As Reams and other officials were speaking in Seabrook, Gov. John Lynch (search) announced that a special task force would start studying state regulation of crematoriums beginning on Friday.

"Families coping with the loss of a loved one should know that their family members will be treated with respect and dignity," said Lynch, who took office last month. He said he is "deeply disturbed."

Prosecutors heard about Bayview while interviewing funeral home personnel in an investigation of an assistant county medical examiner. When police were turned away last week, prosecutors got a search warrant.

Reams said the business' owner is vacationing in Florida but is aware of the investigation. He said he plans to file misdemeanor charges.

He said foul play is not suspected in the death of the woman, who apparently was in her 50s. Her body was found in a broken refrigeration unit. An autopsy was being conducted to help determine her identify, but Reams said there were no leads.

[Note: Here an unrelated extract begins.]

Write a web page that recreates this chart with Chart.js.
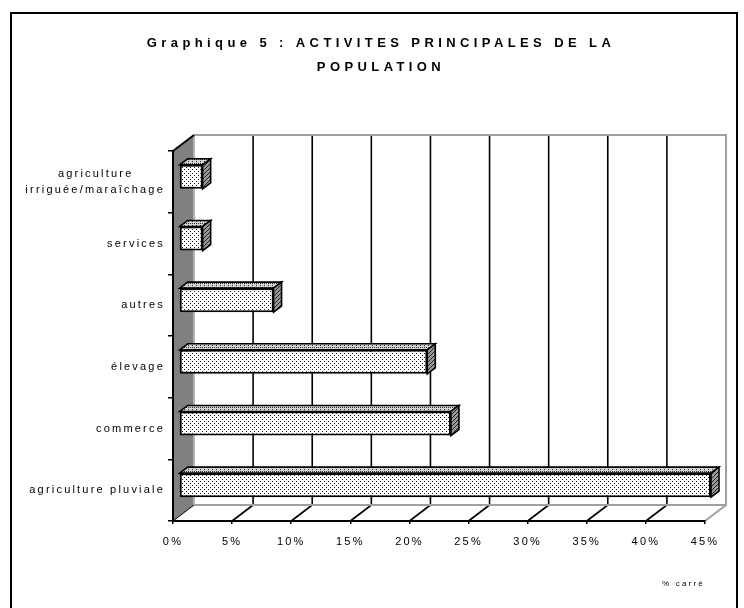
<!DOCTYPE html>
<html>
<head>
<meta charset="utf-8">
<script src="https://cdn.jsdelivr.net/npm/chart.js@4/dist/chart.umd.min.js"></script>
<style>
html,body{margin:0;padding:0;background:#fff;}
#wrap{width:744px;height:608px;}
</style>
</head>
<body>
<div id="wrap"><canvas id="c" width="744" height="608"></canvas></div>
<script>
// ---- data ----
const categories = [['agriculture', 'irriguée/maraîchage'], 'services', 'autres', 'élevage', 'commerce', 'agriculture pluviale'];
const values = [2, 2, 8, 21, 23, 45];
const xTicks = [0, 5, 10, 15, 20, 25, 30, 35, 40, 45];
const titleLines = ['Graphique 5 : ACTIVITES PRINCIPALES DE LA', 'POPULATION'];
const unitLabel = '% carré';

// ---- style ----
const FONT = "'Liberation Sans', Arial, sans-serif";
const WALL = {x: 21, y: -16};      // depth of the 3D box
const BAR_SHIFT = {x: 6, y: -5};   // bars sit a little inside the box
const BAR_DEPTH = {x: 8, y: -6};   // depth of each bar
const TITLE_SPACING = '4.4px';
const AXIS_SPACING = '2.2px';
const TITLE_BOX = {left: 57, right: 705};

function makePattern(base, dot, cells, size) {
  const c = document.createElement('canvas');
  c.width = size; c.height = size;
  const g = c.getContext('2d');
  g.fillStyle = base; g.fillRect(0, 0, size, size);
  g.fillStyle = dot;
  cells.forEach(p => g.fillRect(p[0], p[1], 1, 1));
  return g.createPattern(c, 'repeat');
}
const frontPattern = makePattern('#ffffff', '#1a1a1a', [[0,0],[2,2]], 4);
const topPattern = makePattern('#d4d4d4', '#303030', [[0,0],[2,2],[2,0]], 4);
const sidePattern = makePattern('#9a9a9a', '#202020', [[0,0],[2,2],[1,3],[3,1]], 4);

// pad shorter lines of a multi-line label so that they look centred
function centerLines(lines) {
  const g = document.createElement('canvas').getContext('2d');
  g.font = '11px ' + FONT;
  g.letterSpacing = AXIS_SPACING;
  const ws = lines.map(l => g.measureText(l).width);
  const max = Math.max(...ws);
  const nb = g.measureText('\u00a0').width;
  return lines.map((l, i) => l + '\u00a0'.repeat(Math.round((max - ws[i]) / 2 / nb)));
}

function line(ctx, x1, y1, x2, y2) {
  ctx.beginPath(); ctx.moveTo(x1, y1); ctx.lineTo(x2, y2); ctx.stroke();
}

const look3d = {
  id: 'look3d',
  afterLayout(chart) {
    const tb = chart.titleBlock;
    if (tb) { tb.left = TITLE_BOX.left; tb.right = TITLE_BOX.right; tb.width = tb.right - tb.left; }
  },
  beforeDraw(chart) {
    chart.ctx.letterSpacing = TITLE_SPACING;
  },
  beforeDatasetsDraw(chart) {
    const ctx = chart.ctx, a = chart.chartArea, xs = chart.scales.x;
    const L = xs.getPixelForValue(xTicks[0]);
    const R = xs.getPixelForValue(xTicks[xTicks.length - 1]);
    const T = a.top, B = a.bottom, dx = WALL.x, dy = WALL.y;
    ctx.save();
    ctx.lineCap = 'butt';
    ctx.strokeStyle = '#000';
    ctx.lineWidth = 1.6;
    xTicks.slice(1, -1).forEach(v => {
      const p = xs.getPixelForValue(v);
      line(ctx, p + dx, T + dy, p + dx, B + dy);
      line(ctx, p, B, p + dx, B + dy);
    });
    ctx.strokeStyle = '#a0a0a0';
    ctx.lineWidth = 2;
    ctx.beginPath();
    ctx.moveTo(L + dx, T + dy);
    ctx.lineTo(R + dx, T + dy);
    ctx.lineTo(R + dx, B + dy);
    ctx.lineTo(R, B);
    ctx.stroke();
    line(ctx, L + dx, B + dy, R + dx, B + dy);
    ctx.fillStyle = '#808080';
    ctx.beginPath();
    ctx.moveTo(L, T); ctx.lineTo(L + dx, T + dy); ctx.lineTo(L + dx, B + dy); ctx.lineTo(L, B);
    ctx.closePath(); ctx.fill();
    ctx.strokeStyle = '#b4b4b4';
    ctx.lineWidth = 2;
    line(ctx, L + dx, T + dy, L + dx, B + dy);
    ctx.strokeStyle = '#000';
    ctx.lineWidth = 2;
    line(ctx, L, T, L + dx, T + dy);
    ctx.lineWidth = 1;
    line(ctx, L, B, L + dx, B + dy);
    ctx.restore();
  },
  beforeDatasetDraw(chart) {
    chart.ctx.save();
    chart.ctx.translate(BAR_SHIFT.x, BAR_SHIFT.y);
  },
  afterDatasetDraw(chart, args) {
    const ctx = chart.ctx;
    const meta = args.meta;
    const bx = BAR_DEPTH.x, by = BAR_DEPTH.y;
    meta.data.forEach(el => {
      const p = el.getProps(['x', 'y', 'base', 'height'], true);
      const l = Math.min(p.x, p.base), r = Math.max(p.x, p.base);
      const t = p.y - p.height / 2, b = p.y + p.height / 2;
      ctx.save();
      ctx.lineWidth = 1.6;
      ctx.strokeStyle = '#000';
      ctx.lineJoin = 'miter';
      ctx.beginPath();
      ctx.moveTo(l, t); ctx.lineTo(l + bx, t + by); ctx.lineTo(r + bx, t + by); ctx.lineTo(r, t);
      ctx.closePath();
      ctx.fillStyle = topPattern; ctx.fill(); ctx.stroke();
      ctx.beginPath();
      ctx.moveTo(r, t); ctx.lineTo(r + bx, t + by); ctx.lineTo(r + bx, b + by); ctx.lineTo(r, b);
      ctx.closePath();
      ctx.fillStyle = sidePattern; ctx.fill(); ctx.stroke();
      ctx.restore();
    });
    ctx.restore();
  },
  afterDatasetsDraw(chart) {
    chart.ctx.letterSpacing = AXIS_SPACING;
  },
  afterDraw(chart) {
    const ctx = chart.ctx;
    ctx.save();
    ctx.strokeStyle = '#000';
    ctx.lineWidth = 2;
    ctx.strokeRect(11, 13, 726, 620);
    ctx.restore();
  }
};

new Chart(document.getElementById('c'), {
  type: 'bar',
  data: {
    labels: categories,
    datasets: [{
      data: values,
      backgroundColor: frontPattern,
      borderColor: '#000',
      borderWidth: 2,
      borderSkipped: false,
      barPercentage: 0.39,
      categoryPercentage: 1,
      clip: false
    }]
  },
  options: {
    indexAxis: 'y',
    responsive: false,
    animation: false,
    devicePixelRatio: 1,
    layout: {padding: {left: 15, right: 39, top: 0, bottom: 0}},
    plugins: {
      legend: {display: false},
      tooltip: {enabled: false},
      title: {
        display: true,
        text: titleLines,
        color: '#000',
        font: {family: FONT, size: 13, weight: 'bold', lineHeight: 24 / 13},
        padding: {top: 31, bottom: 72}
      }
    },
    scales: {
      x: {
        type: 'linear',
        position: 'bottom',
        min: xTicks[0],
        max: xTicks[xTicks.length - 1],
        afterBuildTicks(s) { s.ticks = xTicks.map(v => ({value: v})); },
        afterFit(s) { s.height = 87; },
        grid: {drawOnChartArea: false, drawTicks: true, tickLength: 3, color: '#000', lineWidth: 1.5, z: 1},
        border: {display: true, color: '#000', width: 2, z: 1},
        ticks: {
          z: 1, color: '#000', padding: 11, maxRotation: 0, autoSkip: false,
          font: {family: FONT, size: 11},
          callback: v => v + '%'
        },
        title: {
          display: true, text: unitLabel, align: 'end', color: '#000',
          font: {family: FONT, size: 8},
          padding: {top: 0, bottom: 19}
        }
      },
      y: {
        type: 'category',
        offset: true,
        afterFit(s) { s.width = 158; },
        grid: {display: true, drawOnChartArea: false, drawTicks: true, tickLength: 5, offset: true, color: '#000', lineWidth: 1.5, z: 1},
        border: {display: true, color: '#000', width: 2, z: 1},
        ticks: {
          z: 1, color: '#000', padding: 3, autoSkip: false,
          font: {family: FONT, size: 11, lineHeight: 1.45},
          callback(value) {
            const lab = this.getLabelForValue(value);
            return Array.isArray(lab) ? centerLines(lab) : lab;
          }
        }
      }
    }
  },
  plugins: [look3d]
});
</script>
</body>
</html>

He said a medical examiner estimated the body had been in the broken cooler, where the temperature was 78 degrees, for seven to 10 days.

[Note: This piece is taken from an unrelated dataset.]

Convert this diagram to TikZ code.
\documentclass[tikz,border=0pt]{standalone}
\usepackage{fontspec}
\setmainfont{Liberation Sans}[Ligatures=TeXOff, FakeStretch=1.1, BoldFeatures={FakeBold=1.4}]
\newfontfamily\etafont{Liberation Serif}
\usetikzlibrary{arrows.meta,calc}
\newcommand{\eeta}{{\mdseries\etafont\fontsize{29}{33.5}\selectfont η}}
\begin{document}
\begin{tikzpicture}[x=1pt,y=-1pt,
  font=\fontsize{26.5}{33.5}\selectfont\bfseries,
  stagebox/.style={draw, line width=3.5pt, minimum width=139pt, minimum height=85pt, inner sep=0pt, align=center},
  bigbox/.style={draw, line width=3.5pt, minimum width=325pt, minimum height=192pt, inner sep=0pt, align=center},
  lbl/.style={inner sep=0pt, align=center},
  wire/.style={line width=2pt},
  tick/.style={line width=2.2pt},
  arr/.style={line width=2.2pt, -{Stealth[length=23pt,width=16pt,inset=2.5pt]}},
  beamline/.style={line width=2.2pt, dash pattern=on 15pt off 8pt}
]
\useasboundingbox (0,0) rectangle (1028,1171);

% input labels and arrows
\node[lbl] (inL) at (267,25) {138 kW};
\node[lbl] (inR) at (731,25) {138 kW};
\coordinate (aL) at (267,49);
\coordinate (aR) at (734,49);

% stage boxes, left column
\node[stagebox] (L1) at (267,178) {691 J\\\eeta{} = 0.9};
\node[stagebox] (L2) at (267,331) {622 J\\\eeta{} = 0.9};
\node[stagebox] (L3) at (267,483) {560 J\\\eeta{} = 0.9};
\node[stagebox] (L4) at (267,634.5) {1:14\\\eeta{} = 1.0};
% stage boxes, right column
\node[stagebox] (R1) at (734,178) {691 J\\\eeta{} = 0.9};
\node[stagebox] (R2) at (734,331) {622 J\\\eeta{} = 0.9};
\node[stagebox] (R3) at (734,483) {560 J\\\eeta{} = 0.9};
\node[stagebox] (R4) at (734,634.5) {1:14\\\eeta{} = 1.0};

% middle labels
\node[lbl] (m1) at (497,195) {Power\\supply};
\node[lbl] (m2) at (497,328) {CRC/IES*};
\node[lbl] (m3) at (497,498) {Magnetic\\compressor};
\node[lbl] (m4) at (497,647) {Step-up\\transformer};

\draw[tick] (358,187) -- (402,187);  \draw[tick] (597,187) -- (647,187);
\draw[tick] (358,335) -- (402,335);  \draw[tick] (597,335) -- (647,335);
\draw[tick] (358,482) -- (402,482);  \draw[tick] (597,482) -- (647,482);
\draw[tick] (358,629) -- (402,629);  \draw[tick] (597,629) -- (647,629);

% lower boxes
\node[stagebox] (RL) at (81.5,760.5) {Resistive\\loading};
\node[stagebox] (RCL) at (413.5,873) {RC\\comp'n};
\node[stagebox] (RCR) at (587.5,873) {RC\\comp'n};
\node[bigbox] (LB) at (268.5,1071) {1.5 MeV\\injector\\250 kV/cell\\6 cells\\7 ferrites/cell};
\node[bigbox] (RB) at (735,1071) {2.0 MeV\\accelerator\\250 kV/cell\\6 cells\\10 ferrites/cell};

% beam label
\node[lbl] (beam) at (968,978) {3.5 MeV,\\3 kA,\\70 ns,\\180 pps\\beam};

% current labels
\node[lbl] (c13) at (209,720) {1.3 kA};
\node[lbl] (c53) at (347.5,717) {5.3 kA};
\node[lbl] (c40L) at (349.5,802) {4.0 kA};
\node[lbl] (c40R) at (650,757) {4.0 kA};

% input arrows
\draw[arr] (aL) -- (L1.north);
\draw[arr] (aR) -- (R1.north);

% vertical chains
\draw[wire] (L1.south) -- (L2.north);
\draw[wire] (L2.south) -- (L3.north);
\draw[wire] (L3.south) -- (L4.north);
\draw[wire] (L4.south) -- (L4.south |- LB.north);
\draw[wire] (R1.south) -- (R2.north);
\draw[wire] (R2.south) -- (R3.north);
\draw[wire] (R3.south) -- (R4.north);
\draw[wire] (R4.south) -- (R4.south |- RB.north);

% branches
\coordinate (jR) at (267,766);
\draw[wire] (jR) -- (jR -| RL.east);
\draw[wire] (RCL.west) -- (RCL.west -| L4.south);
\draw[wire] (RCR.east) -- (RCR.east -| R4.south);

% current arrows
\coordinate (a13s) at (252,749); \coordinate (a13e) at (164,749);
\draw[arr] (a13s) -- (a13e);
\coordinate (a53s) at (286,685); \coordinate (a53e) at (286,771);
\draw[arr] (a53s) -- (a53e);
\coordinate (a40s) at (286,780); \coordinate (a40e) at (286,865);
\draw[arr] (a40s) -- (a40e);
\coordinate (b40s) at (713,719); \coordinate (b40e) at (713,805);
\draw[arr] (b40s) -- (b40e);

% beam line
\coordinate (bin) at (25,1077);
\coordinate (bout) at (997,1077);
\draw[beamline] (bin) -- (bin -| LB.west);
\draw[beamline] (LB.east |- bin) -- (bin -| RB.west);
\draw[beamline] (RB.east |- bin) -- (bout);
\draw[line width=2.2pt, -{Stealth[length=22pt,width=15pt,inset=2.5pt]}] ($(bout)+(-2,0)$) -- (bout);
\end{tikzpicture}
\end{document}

The state Department of Health and Human Services regulates and inspects crematoriums. As of Thursday afternoon, a spokesman had not returned a call placed in the morning seeking comment.

Reams said state law gives the department authority to issue detailed rules, but, "as we stand here today, none of those rules have been issued."

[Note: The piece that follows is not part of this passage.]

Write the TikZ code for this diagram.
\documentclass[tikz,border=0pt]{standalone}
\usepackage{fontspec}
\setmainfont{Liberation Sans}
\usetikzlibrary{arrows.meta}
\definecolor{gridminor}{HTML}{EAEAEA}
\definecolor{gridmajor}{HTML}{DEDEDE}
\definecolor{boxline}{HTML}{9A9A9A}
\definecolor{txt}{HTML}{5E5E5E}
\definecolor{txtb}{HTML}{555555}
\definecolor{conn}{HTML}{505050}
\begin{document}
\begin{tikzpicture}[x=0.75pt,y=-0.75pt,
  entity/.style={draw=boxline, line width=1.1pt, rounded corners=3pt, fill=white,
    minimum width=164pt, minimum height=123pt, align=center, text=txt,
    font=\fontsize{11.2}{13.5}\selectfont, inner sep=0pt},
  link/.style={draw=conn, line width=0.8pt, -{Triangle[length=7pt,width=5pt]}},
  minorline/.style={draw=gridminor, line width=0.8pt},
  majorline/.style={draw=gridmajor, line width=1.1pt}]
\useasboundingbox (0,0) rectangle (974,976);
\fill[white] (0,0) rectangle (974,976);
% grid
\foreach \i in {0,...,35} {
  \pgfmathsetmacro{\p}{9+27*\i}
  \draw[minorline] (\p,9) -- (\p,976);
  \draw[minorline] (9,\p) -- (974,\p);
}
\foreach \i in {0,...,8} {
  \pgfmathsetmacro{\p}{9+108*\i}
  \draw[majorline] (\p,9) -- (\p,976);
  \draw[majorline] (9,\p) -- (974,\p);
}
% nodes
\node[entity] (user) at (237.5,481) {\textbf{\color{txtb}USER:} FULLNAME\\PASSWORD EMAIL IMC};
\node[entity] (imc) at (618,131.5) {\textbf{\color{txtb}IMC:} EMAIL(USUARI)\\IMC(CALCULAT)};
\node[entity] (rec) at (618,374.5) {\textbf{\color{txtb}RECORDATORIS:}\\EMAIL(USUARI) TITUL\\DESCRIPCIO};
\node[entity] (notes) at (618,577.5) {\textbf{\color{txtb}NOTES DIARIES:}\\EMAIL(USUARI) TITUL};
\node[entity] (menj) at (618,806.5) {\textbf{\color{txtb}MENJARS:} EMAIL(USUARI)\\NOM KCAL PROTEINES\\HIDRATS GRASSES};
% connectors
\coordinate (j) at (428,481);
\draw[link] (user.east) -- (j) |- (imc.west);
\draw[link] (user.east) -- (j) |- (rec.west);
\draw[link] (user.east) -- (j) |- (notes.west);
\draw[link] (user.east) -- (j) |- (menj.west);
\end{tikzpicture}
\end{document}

Asked if the department should shoulder at least partial blame for the situation, he said, "I think clearly they have to."

Reams said investigators believe Bayview had done more than 1,000 cremations during its years of operation.

Seabrook is on the Massachusetts border. Two years ago, some funeral directors told The Boston Globe that Bayview stood out because its low prices included pickup and delivery services from funeral homes, which most crematoriums do not provide. At least two directors said they had reservations because the service shielded the operation from scrutiny by the homes.

Robert Biggins, owner of the Magoun-Biggins Funeral Home in Rockland, Mass., said a Georgia crematorium where 334 corpses were discovered in 2002 also provided pickup and delivery service.

Funeral director John Anderson also expressed concern in 2003 about Bayview's pickup and delivery service. His Anderson-Bryant Funeral Home in Stoneham, Mass., prefers to monitor cremations, he said.

"That eliminates the problem they had in Georgia," Anderson said.